A question in Hoffmann-Kunze asks us to define all possible inner products $[ \, \cdot \, , \, \cdot \, ]$ such that $[\alpha, T(\alpha)]=0$ for all $\alpha\in\mathbb R^2$ and $T$ is as above. How does one find all such inner products?

Answer 1

An inner product is a symmetric, positive definite, bilinear form on a vector space.

Now, we can write any symmetric bilinear form $[\,\cdot\, , \,\cdot\,]$ on $\mathbb{R}^2$ as $$[(u, v), (u', v')] = A uu' + B(uv' + u'v) + C vv'$$ ($B$ is coefficient of both of the middle products precisely because the form is symmetric). So, to determine which symmetric bilinear forms satisfy $$[(u, v), T(u, v)] = 0, \qquad (\ast)$$ we can substitute in the above decomposition and determine conditions on $A, B, C$.

\begin{align}0&= [(u, v), T(u, v)]\\&= [(u, v), (-v, u)]\\&= -Auv + B(u^2 + v^2) + Cuv\\&= B u^2 + (-A + C) uv + B v^2.\end{align}This polynomial must vanish for all points $(u, v) \in \mathbb{R}^2$, i.e., for all $u, v$, so each of its coefficients must vanish, giving that the symmetric bilinear forms satisfying $(\ast)$ are precisely the ones for which $A = C$, $B = 0$. But the standard inner product has coefficients $A = 1$, $B = 0$, $C = 1$, so the symmetric bilinear forms satisfying $(\ast)$ are precisely the multiples of the standard inner product.

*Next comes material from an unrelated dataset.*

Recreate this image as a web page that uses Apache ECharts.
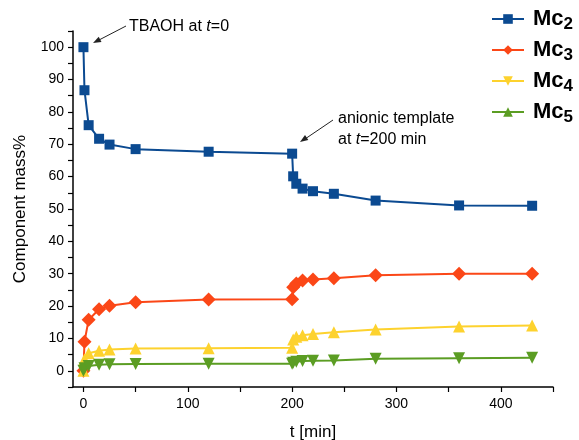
<!DOCTYPE html>
<html>
<head>
<meta charset="utf-8">
<script src="https://cdn.jsdelivr.net/npm/echarts@6/dist/echarts.min.js"></script>
<style>html,body{margin:0;padding:0;background:#fff;}#c{width:579px;height:440px;}</style>
</head>
<body>
<div id="c"></div>
<script>
// ---- data ----
var times = [0, 1, 5, 15, 25, 50, 120, 200, 201, 204, 210, 220, 240, 280, 360, 430];
var mc2 = [100, 86.7, 75.9, 71.7, 69.9, 68.5, 67.7, 67.1, 60.1, 57.8, 56.3, 55.5, 54.7, 52.6, 51.1, 51.0];
var mc3 = [0, 9.0, 15.8, 19.0, 20.1, 21.2, 22.0, 22.1, 25.8, 27.0, 27.9, 28.2, 28.6, 29.5, 30.0, 30.0];
var mc4 = [0, 3.6, 5.4, 6.2, 6.6, 6.9, 7.0, 7.1, 9.7, 10.5, 11.0, 11.4, 11.9, 12.8, 13.7, 14.0];
var mc5 = [0, 0.8, 1.5, 1.9, 2.0, 2.1, 2.2, 2.2, 2.5, 2.8, 3.0, 3.1, 3.2, 3.7, 3.9, 4.0];
var seriesNames = ['Mc2', 'Mc3', 'Mc4', 'Mc5'];
var xTickValues = [0, 50, 100, 150, 200, 250, 300, 350, 400, 450];
var xTickLabels = [0, 100, 200, 300, 400];
var yTickValues = [-5, 0, 5, 10, 15, 20, 25, 30, 35, 40, 45, 50, 55, 60, 65, 70, 75, 80, 85, 90, 95, 100, 105];
var yTickLabels = [0, 10, 20, 30, 40, 50, 60, 70, 80, 90, 100];

var colors = ['#0b4a91', '#fb4717', '#fdd22e', '#5b9d23'];
var downTri = 'path://M0,0L20,0L10,18Z';
var upTri = 'path://M10,0L20,18L0,18Z';

function pts(vals, sym) {
  return vals.map(function (v, i) {
    var o = { value: [times[i], v] };
    if (sym) o.symbol = sym;
    return o;
  });
}

var chart = echarts.init(document.getElementById('c'), null, { renderer: 'canvas' });
var FONT = 'Liberation Sans, Arial, Helvetica, sans-serif';

function lineSeries(i, data, symbol, size) {
  return {
    name: seriesNames[i],
    type: 'line',
    data: data,
    symbol: symbol,
    symbolSize: size,
    showAllSymbol: true,
    lineStyle: { color: colors[i], width: 2 },
    itemStyle: { color: colors[i] },
    emphasis: { disabled: true },
    animation: false,
    clip: false
  };
}

var option = {
  animation: false,
  textStyle: { fontFamily: FONT },
  grid: { left: 73, right: 26, top: 31, bottom: 53, containLabel: false, outerBoundsMode: 'none' },
  legend: {
    orient: 'vertical',
    left: 486,
    top: 3,
    itemWidth: 32,
    itemHeight: 12,
    itemGap: 6,
    data: seriesNames,
    selectedMode: false,
    formatter: function (name) { return '{m|Mc}{s|' + name.slice(2) + '}'; },
    textStyle: {
      rich: {
        m: { fontSize: 22, fontWeight: 'bold', color: '#000', fontFamily: FONT, padding: [0, 0, 0, 4] },
        s: { fontSize: 17, fontWeight: 'bold', color: '#000', fontFamily: FONT, padding: [11, 0, 0, 0] }
      }
    }
  },
  xAxis: {
    type: 'value',
    min: -10,
    max: 450,
    name: 't [min]',
    nameLocation: 'middle',
    nameGap: 37,
    nameTextStyle: { fontSize: 17, color: '#000', fontFamily: FONT },
    splitLine: { show: false },
    axisLine: { show: true, onZero: false, lineStyle: { color: '#000', width: 1.5 } },
    axisTick: { show: true, length: 5, customValues: xTickValues, lineStyle: { color: '#000', width: 1.2 } },
    axisLabel: { customValues: xTickLabels, fontSize: 14, color: '#000', margin: 10, fontFamily: FONT }
  },
  yAxis: {
    type: 'value',
    min: -5,
    max: 105,
    name: 'Component mass%',
    nameLocation: 'middle',
    nameGap: 44,
    nameTextStyle: { fontSize: 17, color: '#000', fontFamily: FONT },
    splitLine: { show: false },
    axisLine: { show: true, onZero: false, lineStyle: { color: '#000', width: 1.5 } },
    axisTick: { show: true, length: 5, customValues: yTickValues, lineStyle: { color: '#000', width: 1.2 } },
    axisLabel: { customValues: yTickLabels, fontSize: 14, color: '#000', margin: 9, fontFamily: FONT }
  },
  series: [
    lineSeries(0, pts(mc2), 'rect', 10),
    lineSeries(1, pts(mc3), 'diamond', 14),
    lineSeries(2, pts(mc4, upTri), downTri, 12),
    lineSeries(3, pts(mc5, downTri), upTri, 12)
  ],
  graphic: [
    { type: 'text', left: 129, top: 19, silent: true,
      style: { text: '{n|TBAOH at }{i|t}{n|=0}', fill: '#000',
        rich: { n: { fontSize: 16, fontFamily: FONT, fill: '#000' }, i: { fontSize: 16, fontStyle: 'italic', fontFamily: FONT, fill: '#000' } } } },
    { type: 'line', silent: true, shape: { x1: 126, y1: 26, x2: 99, y2: 40 }, style: { stroke: '#222', lineWidth: 1 } },
    { type: 'polygon', silent: true, shape: { points: [[93, 43], [101.5, 42.0], [98.7, 36.7]] }, style: { fill: '#222' } },
    { type: 'text', left: 338, top: 111, silent: true,
      style: { text: '{n|anionic template}\n{n|at }{i|t}{n|=200 min}', fill: '#000',
        rich: { n: { fontSize: 16, lineHeight: 21, fontFamily: FONT, fill: '#000' }, i: { fontSize: 16, lineHeight: 21, fontStyle: 'italic', fontFamily: FONT, fill: '#000' } } } },
    { type: 'line', silent: true, shape: { x1: 333, y1: 120, x2: 305, y2: 139 }, style: { stroke: '#222', lineWidth: 1 } },
    { type: 'polygon', silent: true, shape: { points: [[300, 142], [308.3, 140.1], [305, 135.1]] }, style: { fill: '#222' } }
  ]
};
chart.setOption(option);
</script>
</body>
</html>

Checking shows that such a bilinear form is an inner product exactly if it is a positive multiple of the standard inner product, that is, if it has the form $$[\, \cdot \, , \, \cdot \,] = \lambda^2 \langle\, \cdot \, , \, \cdot \,\rangle$$ for some constant $\lambda \in \mathbb R$.